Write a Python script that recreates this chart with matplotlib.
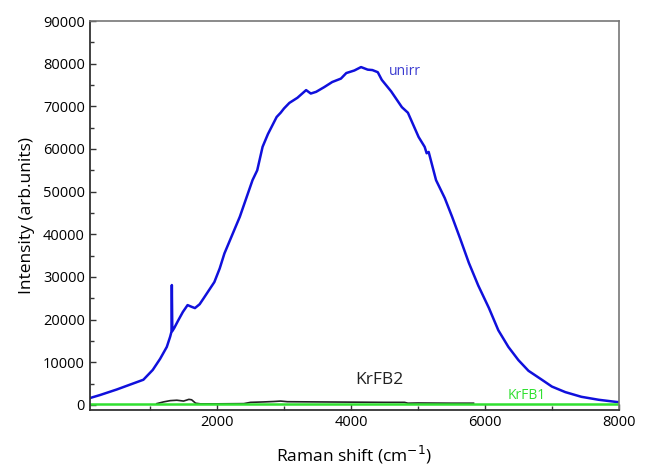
import matplotlib
matplotlib.use("Agg")
import matplotlib.pyplot as plt
from matplotlib.ticker import MultipleLocator

plt.rcParams['font.family'] = ['Open Sans', 'DejaVu Sans']

# unirr spectrum (blue)
unirr_x = [100, 250, 500, 900, 1040, 1150, 1250, 1300, 1320, 1325, 1332, 1360, 1420,
           1490, 1560, 1620, 1670, 1740, 1800, 1960, 2040, 2110, 2340, 2530, 2600,
           2680, 2760, 2890, 2950, 3000, 3080, 3200, 3330, 3400, 3480, 3600, 3720,
           3850, 3930, 4050, 4150, 4250, 4320, 4400, 4460, 4600, 4760, 4850, 5010,
           5100, 5130, 5160, 5270, 5400, 5510, 5630, 5760, 5900, 6060, 6200, 6350,
           6500, 6650, 6850, 7000, 7200, 7440, 7700, 7960, 8000]
unirr_y = [1600, 2300, 3600, 5900, 8200, 10800, 13600, 16000, 17200, 28100, 17300, 18000,
           19800, 21800, 23400, 23000, 22700, 23600, 25000, 28800, 32000, 35500, 44100,
           52700, 55000, 60500, 63500, 67500, 68500, 69500, 70800, 72000, 73800, 73000,
           73400, 74500, 75700, 76500, 77800, 78400, 79200, 78600, 78500, 78000, 76200,
           73500, 69800, 68500, 62800, 60500, 59000, 59300, 52700, 48500, 44100, 39000,
           33300, 28000, 22700, 17500, 13600, 10500, 8000, 5900, 4300, 3000, 1900, 1200,
           700, 650]

# KrFB2 (black)
krfb2_x = [1100, 1200, 1300, 1400, 1500, 1580, 1620, 1680, 1750, 2000, 2400, 2500, 2700,
           2850, 2950, 3050, 3500, 4000, 4500, 4800, 4850, 5000, 5500, 5830]
krfb2_y = [300, 700, 1000, 1100, 900, 1300, 1200, 400, 250, 250, 300, 600, 700, 800, 900,
           750, 700, 650, 600, 600, 400, 450, 400, 400]

# KrFB1 (green)
krfb1_x = [100, 2000, 4000, 6000, 8000]
krfb1_y = [200, 200, 200, 200, 200]

fig = plt.figure(figsize=(6.46, 4.67), dpi=100)
ax = fig.add_axes([0.139, 0.122, 0.819, 0.833])

ax.plot(unirr_x, unirr_y, color='#1010dc', lw=1.8)
ax.plot(krfb2_x, krfb2_y, color='#222222', lw=1.2)
ax.plot(krfb1_x, krfb1_y, color='#30e030', lw=1.8)

ax.text(4570, 78200, 'unirr', color='#3a3ad0', fontsize=10, va='center')
ax.text(4420, 5900, 'KrFB2', color='#222222', fontsize=12.5, ha='center', va='center')
ax.text(6620, 2300, 'KrFB1', color='#30e030', fontsize=10, ha='center', va='center')

ax.set_xlim(100, 8000)
ax.set_ylim(-1200, 90000)
ax.xaxis.set_major_locator(MultipleLocator(2000))
ax.xaxis.set_minor_locator(MultipleLocator(1000))
ax.yaxis.set_major_locator(MultipleLocator(10000))
ax.yaxis.set_minor_locator(MultipleLocator(5000))
ax.tick_params(which='both', direction='in', color='#333333', labelsize=10.5)
ax.tick_params(which='major', length=4, width=1)
ax.tick_params(which='minor', length=3, width=1)

for side in ['left', 'bottom']:
    ax.spines[side].set_color('#333333')
    ax.spines[side].set_linewidth(1.3)
for side in ['top', 'right']:
    ax.spines[side].set_color('#777777')
    ax.spines[side].set_linewidth(1.2)

ax.set_xlabel('Raman shift (cm$^{-1}$)', fontsize=12.5, labelpad=10)
ax.set_ylabel('Intensity (arb.units)', fontsize=12.5, labelpad=6)

fig.savefig('out.png', dpi=100)
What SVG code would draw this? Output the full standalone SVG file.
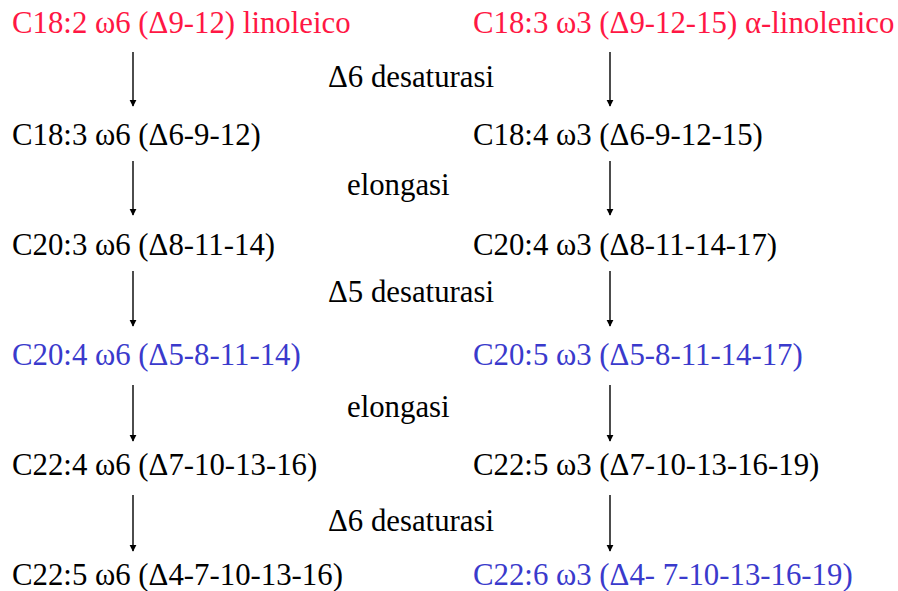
<svg xmlns="http://www.w3.org/2000/svg" width="898" height="591" viewBox="0 0 898 591">
<defs>
<marker id="ah" viewBox="0 0 10 10" refX="9" refY="5" markerWidth="7" markerHeight="9" markerUnits="userSpaceOnUse" orient="auto">
<path d="M0,0 L10,5 L0,10 z" fill="#000"/>
</marker>
<style>
text{font-family:"Liberation Serif","DejaVu Serif",serif;font-size:30.8px;fill:#000}
.r{fill:#ff1744}
.b{fill:#3a3acc}
.c line{stroke:#000;stroke-width:1.4;marker-end:url(#ah)}
</style>
</defs>
<rect width="898" height="591" fill="#fff"/>
<g id="n1"><text class="r" x="12" y="33">C18:2 ω6 (Δ9-12) linoleico</text></g>
<g id="n2"><text class="r" x="473" y="33">C18:3 ω3 (Δ9-12-15) α-linolenico</text></g>
<g id="l1"><text x="328" y="87">Δ6 desaturasi</text></g>
<g id="n3"><text x="12" y="145">C18:3 ω6 (Δ6-9-12)</text></g>
<g id="n4"><text x="473" y="145">C18:4 ω3 (Δ6-9-12-15)</text></g>
<g id="l2"><text x="347" y="195">elongasi</text></g>
<g id="n5"><text x="12" y="255">C20:3 ω6 (Δ8-11-14)</text></g>
<g id="n6"><text x="473" y="255">C20:4 ω3 (Δ8-11-14-17)</text></g>
<g id="l3"><text x="328" y="302">Δ5 desaturasi</text></g>
<g id="n7"><text class="b" x="12" y="365">C20:4 ω6 (Δ5-8-11-14)</text></g>
<g id="n8"><text class="b" x="473" y="365">C20:5 ω3 (Δ5-8-11-14-17)</text></g>
<g id="l4"><text x="347" y="417">elongasi</text></g>
<g id="n9"><text x="12" y="475">C22:4 ω6 (Δ7-10-13-16)</text></g>
<g id="n10"><text x="473" y="475">C22:5 ω3 (Δ7-10-13-16-19)</text></g>
<g id="l5"><text x="328" y="531">Δ6 desaturasi</text></g>
<g id="n11"><text x="12" y="585">C22:5 ω6 (Δ4-7-10-13-16)</text></g>
<g id="n12"><text class="b" x="473" y="585">C22:6 ω3 (Δ4- 7-10-13-16-19)</text></g>
<g id="connectors" class="c">
<line x1="133" y1="52" x2="133" y2="106"/>
<line x1="610" y1="52" x2="610" y2="106"/>
<line x1="133" y1="161" x2="133" y2="215"/>
<line x1="610" y1="161" x2="610" y2="215"/>
<line x1="133" y1="271" x2="133" y2="326"/>
<line x1="610" y1="271" x2="610" y2="326"/>
<line x1="133" y1="385" x2="133" y2="441"/>
<line x1="610" y1="385" x2="610" y2="441"/>
<line x1="133" y1="495" x2="133" y2="551"/>
<line x1="610" y1="495" x2="610" y2="551"/>
</g>
</svg>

• _Problem description_
Print the records above exactly as they stand, but leave out the pictures.

• _Solution to the problem_
Write a Python script that recreates this chart with matplotlib.
import matplotlib
matplotlib.use("Agg")
import matplotlib.pyplot as plt
from matplotlib.ticker import MultipleLocator

plt.rcParams['font.family'] = ['Open Sans', 'DejaVu Sans']

# unirr spectrum (blue)
unirr_x = [100, 250, 500, 900, 1040, 1150, 1250, 1300, 1320, 1325, 1332, 1360, 1420,
           1490, 1560, 1620, 1670, 1740, 1800, 1960, 2040, 2110, 2340, 2530, 2600,
           2680, 2760, 2890, 2950, 3000, 3080, 3200, 3330, 3400, 3480, 3600, 3720,
           3850, 3930, 4050, 4150, 4250, 4320, 4400, 4460, 4600, 4760, 4850, 5010,
           5100, 5130, 5160, 5270, 5400, 5510, 5630, 5760, 5900, 6060, 6200, 6350,
           6500, 6650, 6850, 7000, 7200, 7440, 7700, 7960, 8000]
unirr_y = [1600, 2300, 3600, 5900, 8200, 10800, 13600, 16000, 17200, 28100, 17300, 18000,
           19800, 21800, 23400, 23000, 22700, 23600, 25000, 28800, 32000, 35500, 44100,
           52700, 55000, 60500, 63500, 67500, 68500, 69500, 70800, 72000, 73800, 73000,
           73400, 74500, 75700, 76500, 77800, 78400, 79200, 78600, 78500, 78000, 76200,
           73500, 69800, 68500, 62800, 60500, 59000, 59300, 52700, 48500, 44100, 39000,
           33300, 28000, 22700, 17500, 13600, 10500, 8000, 5900, 4300, 3000, 1900, 1200,
           700, 650]

# KrFB2 (black)
krfb2_x = [1100, 1200, 1300, 1400, 1500, 1580, 1620, 1680, 1750, 2000, 2400, 2500, 2700,
           2850, 2950, 3050, 3500, 4000, 4500, 4800, 4850, 5000, 5500, 5830]
krfb2_y = [300, 700, 1000, 1100, 900, 1300, 1200, 400, 250, 250, 300, 600, 700, 800, 900,
           750, 700, 650, 600, 600, 400, 450, 400, 400]

# KrFB1 (green)
krfb1_x = [100, 2000, 4000, 6000, 8000]
krfb1_y = [200, 200, 200, 200, 200]

fig = plt.figure(figsize=(6.46, 4.67), dpi=100)
ax = fig.add_axes([0.139, 0.122, 0.819, 0.833])

ax.plot(unirr_x, unirr_y, color='#1010dc', lw=1.8)
ax.plot(krfb2_x, krfb2_y, color='#222222', lw=1.2)
ax.plot(krfb1_x, krfb1_y, color='#30e030', lw=1.8)

ax.text(4570, 78200, 'unirr', color='#3a3ad0', fontsize=10, va='center')
ax.text(4420, 5900, 'KrFB2', color='#222222', fontsize=12.5, ha='center', va='center')
ax.text(6620, 2300, 'KrFB1', color='#30e030', fontsize=10, ha='center', va='center')

ax.set_xlim(100, 8000)
ax.set_ylim(-1200, 90000)
ax.xaxis.set_major_locator(MultipleLocator(2000))
ax.xaxis.set_minor_locator(MultipleLocator(1000))
ax.yaxis.set_major_locator(MultipleLocator(10000))
ax.yaxis.set_minor_locator(MultipleLocator(5000))
ax.tick_params(which='both', direction='in', color='#333333', labelsize=10.5)
ax.tick_params(which='major', length=4, width=1)
ax.tick_params(which='minor', length=3, width=1)

for side in ['left', 'bottom']:
    ax.spines[side].set_color('#333333')
    ax.spines[side].set_linewidth(1.3)
for side in ['top', 'right']:
    ax.spines[side].set_color('#777777')
    ax.spines[side].set_linewidth(1.2)

ax.set_xlabel('Raman shift (cm$^{-1}$)', fontsize=12.5, labelpad=10)
ax.set_ylabel('Intensity (arb.units)', fontsize=12.5, labelpad=6)

fig.savefig('out.png', dpi=100)
What SVG code would draw this? Output the full standalone SVG file.
<svg xmlns="http://www.w3.org/2000/svg" width="898" height="591" viewBox="0 0 898 591">
<defs>
<marker id="ah" viewBox="0 0 10 10" refX="9" refY="5" markerWidth="7" markerHeight="9" markerUnits="userSpaceOnUse" orient="auto">
<path d="M0,0 L10,5 L0,10 z" fill="#000"/>
</marker>
<style>
text{font-family:"Liberation Serif","DejaVu Serif",serif;font-size:30.8px;fill:#000}
.r{fill:#ff1744}
.b{fill:#3a3acc}
.c line{stroke:#000;stroke-width:1.4;marker-end:url(#ah)}
</style>
</defs>
<rect width="898" height="591" fill="#fff"/>
<g id="n1"><text class="r" x="12" y="33">C18:2 ω6 (Δ9-12) linoleico</text></g>
<g id="n2"><text class="r" x="473" y="33">C18:3 ω3 (Δ9-12-15) α-linolenico</text></g>
<g id="l1"><text x="328" y="87">Δ6 desaturasi</text></g>
<g id="n3"><text x="12" y="145">C18:3 ω6 (Δ6-9-12)</text></g>
<g id="n4"><text x="473" y="145">C18:4 ω3 (Δ6-9-12-15)</text></g>
<g id="l2"><text x="347" y="195">elongasi</text></g>
<g id="n5"><text x="12" y="255">C20:3 ω6 (Δ8-11-14)</text></g>
<g id="n6"><text x="473" y="255">C20:4 ω3 (Δ8-11-14-17)</text></g>
<g id="l3"><text x="328" y="302">Δ5 desaturasi</text></g>
<g id="n7"><text class="b" x="12" y="365">C20:4 ω6 (Δ5-8-11-14)</text></g>
<g id="n8"><text class="b" x="473" y="365">C20:5 ω3 (Δ5-8-11-14-17)</text></g>
<g id="l4"><text x="347" y="417">elongasi</text></g>
<g id="n9"><text x="12" y="475">C22:4 ω6 (Δ7-10-13-16)</text></g>
<g id="n10"><text x="473" y="475">C22:5 ω3 (Δ7-10-13-16-19)</text></g>
<g id="l5"><text x="328" y="531">Δ6 desaturasi</text></g>
<g id="n11"><text x="12" y="585">C22:5 ω6 (Δ4-7-10-13-16)</text></g>
<g id="n12"><text class="b" x="473" y="585">C22:6 ω3 (Δ4- 7-10-13-16-19)</text></g>
<g id="connectors" class="c">
<line x1="133" y1="52" x2="133" y2="106"/>
<line x1="610" y1="52" x2="610" y2="106"/>
<line x1="133" y1="161" x2="133" y2="215"/>
<line x1="610" y1="161" x2="610" y2="215"/>
<line x1="133" y1="271" x2="133" y2="326"/>
<line x1="610" y1="271" x2="610" y2="326"/>
<line x1="133" y1="385" x2="133" y2="441"/>
<line x1="610" y1="385" x2="610" y2="441"/>
<line x1="133" y1="495" x2="133" y2="551"/>
<line x1="610" y1="495" x2="610" y2="551"/>
</g>
</svg>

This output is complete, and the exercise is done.